Saro-Cortes said the team’s next step is to combine the two versions. “We can try to get one step closer to having an actual flying fish robot that might be able to jump out of the water and start flying, while also being able to swim. It’s kind of the dream for the robot, overall.”

But leaping, gliding piscine robots are not merely fascinating artifacts. They could be used to study marine life, including coral reefs, where soft, agile machines might be less disruptive to fragile ecosystems, according to Saro-Cortes. They would at least be more likely than humans or conventional drones to blend in with other sea creatures.

And as a bonus, their dual citizenship in sea and sky could open new possibilities for wireless communication. For any type of ocean surveying, communication underwater is very challenging, Saro-Cortes said. But “if you can have something that can not only move underwater and collect all the data but then surface and use its time in the air to communicate data to its center, then you're probably going to be able to make more efficient ocean-surveying systems.”

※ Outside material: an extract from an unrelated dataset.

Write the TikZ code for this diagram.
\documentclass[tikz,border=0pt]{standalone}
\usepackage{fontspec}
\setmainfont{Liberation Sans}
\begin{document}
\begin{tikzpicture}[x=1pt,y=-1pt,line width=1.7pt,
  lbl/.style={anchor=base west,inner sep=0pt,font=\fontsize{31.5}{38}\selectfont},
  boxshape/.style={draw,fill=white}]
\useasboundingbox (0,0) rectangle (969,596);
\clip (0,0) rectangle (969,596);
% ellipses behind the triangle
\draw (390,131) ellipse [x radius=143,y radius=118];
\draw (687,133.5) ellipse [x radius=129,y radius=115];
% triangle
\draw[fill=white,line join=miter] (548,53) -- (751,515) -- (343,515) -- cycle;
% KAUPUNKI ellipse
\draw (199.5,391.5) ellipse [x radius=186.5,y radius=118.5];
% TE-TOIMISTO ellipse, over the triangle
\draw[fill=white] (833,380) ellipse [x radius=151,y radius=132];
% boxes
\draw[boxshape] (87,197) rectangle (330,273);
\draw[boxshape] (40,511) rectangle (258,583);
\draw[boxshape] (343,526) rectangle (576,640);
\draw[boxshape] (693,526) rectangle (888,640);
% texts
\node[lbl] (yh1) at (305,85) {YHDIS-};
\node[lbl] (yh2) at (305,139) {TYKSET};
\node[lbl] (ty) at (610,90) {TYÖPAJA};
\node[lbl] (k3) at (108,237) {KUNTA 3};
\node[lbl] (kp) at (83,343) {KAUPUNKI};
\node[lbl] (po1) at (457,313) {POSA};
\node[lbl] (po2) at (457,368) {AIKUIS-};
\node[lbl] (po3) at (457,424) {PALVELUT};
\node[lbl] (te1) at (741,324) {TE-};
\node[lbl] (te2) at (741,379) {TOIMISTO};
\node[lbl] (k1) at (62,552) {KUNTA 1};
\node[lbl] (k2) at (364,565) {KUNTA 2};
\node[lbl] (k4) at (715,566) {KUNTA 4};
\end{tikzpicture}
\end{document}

Saro-Cortes started working in Wissa’s Bio-Inspired Adaptive Morphology Lab at the University of Illinois Urbana-Champaign. When Wissa joined Princeton in 2022, Saro-Cortes followed. She is now the lead graduate student on the flying fish project.

“She is always looking for ways to lift others as she rises,” Wissa said, pointing out that several former undergraduate mentees have attributed “their love of research and decision to attend graduate school to Valeria’s mentorship.”

Saro-Cortes attributes her own drive to early mentorship experiences that connected her to her passions. She had always loved watching science documentaries, especially films that about unusual prehistoric animals and how they moved and walked. Then, as an undergraduate, she spent a summer at the University of Pennsylvania studying fluid mechanics as part of the National Science Foundation’s Research Experiences for Undergraduates (REU) fellowship program. “That was the clincher,” she said. Fluid mechanics and animal locomotion. “It combined two very raw interests of mine.”